Chairman John Howard, Vice Chairwoman Susan Gilbert and members Vincent Nastro and Jaime Locquiao quit last week, and resignation letters were received by the City Council on Monday.
Commissioners and city representatives said tension has been building for months.
“There has been frustration from the airport commission because they have a very aggressive vision for the airport, and City Council has been moving at a slower pace,” Councilwoman Suzanne Tucker said.
She said she hasn’t talked to the commissioners about the resignations, but City Manager Dan Hobbs seemed unsurprised.

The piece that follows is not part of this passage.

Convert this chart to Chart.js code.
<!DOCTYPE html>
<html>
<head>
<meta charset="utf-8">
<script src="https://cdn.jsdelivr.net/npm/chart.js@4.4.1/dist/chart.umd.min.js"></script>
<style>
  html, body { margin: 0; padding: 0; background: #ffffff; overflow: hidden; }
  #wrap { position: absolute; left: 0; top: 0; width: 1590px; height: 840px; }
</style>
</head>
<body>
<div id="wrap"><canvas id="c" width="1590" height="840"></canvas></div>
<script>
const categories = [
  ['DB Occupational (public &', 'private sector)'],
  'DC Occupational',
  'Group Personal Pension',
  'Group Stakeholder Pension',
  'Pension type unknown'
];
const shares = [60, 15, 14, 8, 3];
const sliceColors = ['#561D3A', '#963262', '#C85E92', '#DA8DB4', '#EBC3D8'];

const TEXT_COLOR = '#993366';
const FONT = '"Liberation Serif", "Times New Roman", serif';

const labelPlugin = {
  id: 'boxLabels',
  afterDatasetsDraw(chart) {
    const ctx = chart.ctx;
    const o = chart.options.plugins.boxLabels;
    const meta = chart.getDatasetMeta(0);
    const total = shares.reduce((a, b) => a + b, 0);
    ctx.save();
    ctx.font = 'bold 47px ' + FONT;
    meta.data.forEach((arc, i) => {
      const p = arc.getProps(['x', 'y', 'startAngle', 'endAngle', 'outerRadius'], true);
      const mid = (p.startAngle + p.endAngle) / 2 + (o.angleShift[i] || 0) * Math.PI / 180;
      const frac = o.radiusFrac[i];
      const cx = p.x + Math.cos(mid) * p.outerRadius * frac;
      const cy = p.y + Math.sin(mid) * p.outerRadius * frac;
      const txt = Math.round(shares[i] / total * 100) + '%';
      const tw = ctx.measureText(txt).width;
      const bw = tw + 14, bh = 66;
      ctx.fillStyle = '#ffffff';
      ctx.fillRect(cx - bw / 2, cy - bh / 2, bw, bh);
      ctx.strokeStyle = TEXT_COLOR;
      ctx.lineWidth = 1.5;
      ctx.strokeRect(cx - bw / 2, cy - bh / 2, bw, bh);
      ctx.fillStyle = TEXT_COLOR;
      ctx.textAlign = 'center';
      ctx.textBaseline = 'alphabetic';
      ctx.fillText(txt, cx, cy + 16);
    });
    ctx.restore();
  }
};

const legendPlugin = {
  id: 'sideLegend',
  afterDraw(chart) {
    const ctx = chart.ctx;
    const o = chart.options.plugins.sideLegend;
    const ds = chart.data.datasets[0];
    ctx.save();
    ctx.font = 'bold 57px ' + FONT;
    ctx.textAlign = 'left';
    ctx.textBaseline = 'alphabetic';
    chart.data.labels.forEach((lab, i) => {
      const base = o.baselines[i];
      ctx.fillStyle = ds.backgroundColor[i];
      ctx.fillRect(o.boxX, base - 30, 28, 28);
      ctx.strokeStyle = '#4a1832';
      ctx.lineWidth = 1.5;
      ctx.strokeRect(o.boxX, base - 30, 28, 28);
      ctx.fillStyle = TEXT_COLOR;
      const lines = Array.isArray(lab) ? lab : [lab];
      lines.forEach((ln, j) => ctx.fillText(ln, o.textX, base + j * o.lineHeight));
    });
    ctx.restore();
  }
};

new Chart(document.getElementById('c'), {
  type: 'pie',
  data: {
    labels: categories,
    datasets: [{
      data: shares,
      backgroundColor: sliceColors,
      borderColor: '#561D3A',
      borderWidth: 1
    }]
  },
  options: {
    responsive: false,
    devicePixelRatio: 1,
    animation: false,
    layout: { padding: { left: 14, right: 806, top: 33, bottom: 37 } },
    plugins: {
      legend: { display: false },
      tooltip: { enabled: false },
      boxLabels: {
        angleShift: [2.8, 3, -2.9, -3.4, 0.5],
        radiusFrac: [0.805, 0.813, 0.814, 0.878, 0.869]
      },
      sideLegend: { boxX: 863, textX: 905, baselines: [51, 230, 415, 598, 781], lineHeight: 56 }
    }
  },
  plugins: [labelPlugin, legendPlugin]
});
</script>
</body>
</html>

“I had sensed maybe a different vision between what (the commission) wanted to do and what’s practical at this time,” he said. “I know they wanted to make a lot of improvements, but the business case wasn’t there to justify it. They had moved into almost an advocacy role, rather than an advisory role.”

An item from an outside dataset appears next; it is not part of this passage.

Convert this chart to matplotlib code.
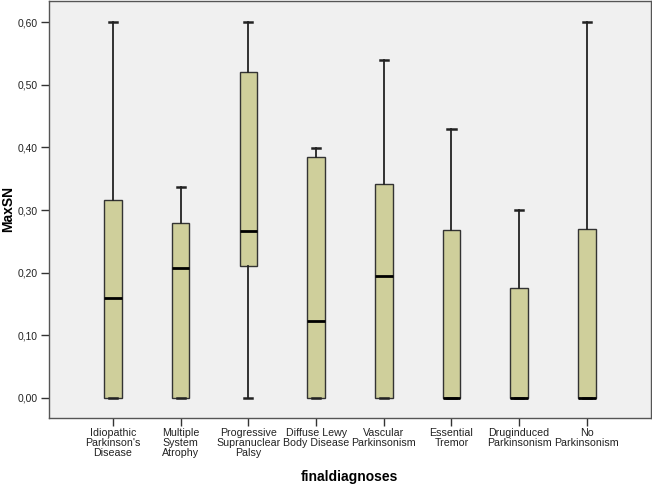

In October 2005, the commission presented its goals for the airport to the City Council, such as a plan to extend runways to accommodate larger planes. In response, the city requested that The Boyd Group, an aviation consultant firm, review the commission’s strategic plan.
But Boyd’s report, released last May, called for only modest expansion. It suggested additional hangars at an estimated $3,000 each, the reclamation of fueling rights to the city, and the sale of the New Jerusalem Airport.

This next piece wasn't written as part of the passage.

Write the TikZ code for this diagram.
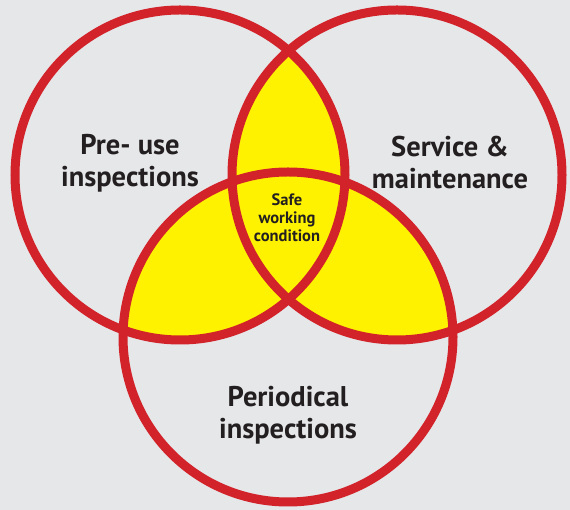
\documentclass[tikz,border=0pt]{standalone}
\usepackage{fontspec}
\setmainfont{PT Sans}
\definecolor{bggray}{HTML}{E6E7E9}
\definecolor{vred}{HTML}{D2232A}
\definecolor{vyellow}{HTML}{FFF200}
\definecolor{vtext}{HTML}{231F20}
\begin{document}
\begin{tikzpicture}[x=1pt,y=1pt,
  ring/.style={draw=vred,line width=9pt},
  biglabel/.style={text=vtext,font=\bfseries\fontsize{28.5}{32}\selectfont,align=center,inner sep=0pt},
  smalllabel/.style={text=vtext,font=\bfseries\fontsize{16.5}{18}\selectfont,align=center,inner sep=0pt}]
\fill[bggray] (0,0) rectangle (570,510);
\useasboundingbox (0,0) rectangle (570,510);
\coordinate (L) at (180,335);
\coordinate (R) at (397,335);
\coordinate (B) at (288,173);
\def\rad{165}
\begin{scope}\clip (L) circle (\rad); \fill[vyellow] (R) circle (\rad); \end{scope}
\begin{scope}\clip (L) circle (\rad); \fill[vyellow] (B) circle (\rad); \end{scope}
\begin{scope}\clip (R) circle (\rad); \fill[vyellow] (B) circle (\rad); \end{scope}
\draw[ring] (L) circle (\rad);
\draw[ring] (R) circle (\rad);
\draw[ring] (B) circle (\rad);
\node[biglabel] (pre) at (130,347) {Pre- use\\inspections};
\node[biglabel] (svc) at (450,347) {Service \&\\maintenance};
\node[biglabel] (per) at (288,95) {Periodical\\inspections};
\node[smalllabel] (safe) at (287,292) {Safe\\working\\condition};
\end{tikzpicture}
\end{document}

But the report opposed runway expansion, pointing to the neighboring aqueduct and industrial parks as geographical barriers.
The city has backed The Boyd Group’s recommendations over commissioners’ protests. The City Council also refused to forgive the airport’s debt of more than $994,000 to the city’s water fund and general fund.
Commissioner Asghar Shah said he knew of Howard’s plans to resign but said he had been unaware until Wednesday of the resignation of the other three commissioners.
He recognized the commissioners’ frustration.
“We are never going to get an extended runway, never going to get a sewer system; we can’t sell the airport because of FAA money,” he said. “Each time the commission would recommend something, staff would come back with the opposite view.”
Shah suggested that the proximity of a proposed water park and housing development was a factor in the council’s decision to back the Boyd recommendations to limit expansion.
“There’s a lot of politics going on,” he said.
Howard declined to comment on his resignation because he said the council is trying to resolve the conflict.
Gilbert also declined to comment, calling her resignation a personal decision. Nastro and Locquiao could not be reached for comment.
Maria Hurtado, director of Tracy’s Department of Parks and Community Services, said she was taken aback by the resignations.
“I’m really surprised. I had just met with (Howard) a week and a half ago. We had a discussion about how to improve the way we were doing business,” she said. “He seemed satisfied, and we both walked away happy.”
Tucker said she hoped that an agreement would be reached with the council to bring the commissioners back.
The airport, operated by Tracy Flight Center, sees about 50 private planes touch down on two runways each weekday, said a flight center mechanic. Roughly 10 of those come to a full stop, most often to refuel.
Unlike neighboring airports in Livermore and Stockton, Tracy’s airport is unequipped with an instrument landing system, making it impossible to land in poor weather conditions.
Employees at the airport were unaware of the resignations at midweek but said they had witnessed the tense relationship between the airport and the city.
“(The city) bought new overhead lights for our shop but haven’t installed them because they can’t find anyone to install them for cheap enough,” the mechanic said. “That’s what happens. People come in with fresh ideas and everyone thinks ‘this is great’ – and then the bureaucracy hits.”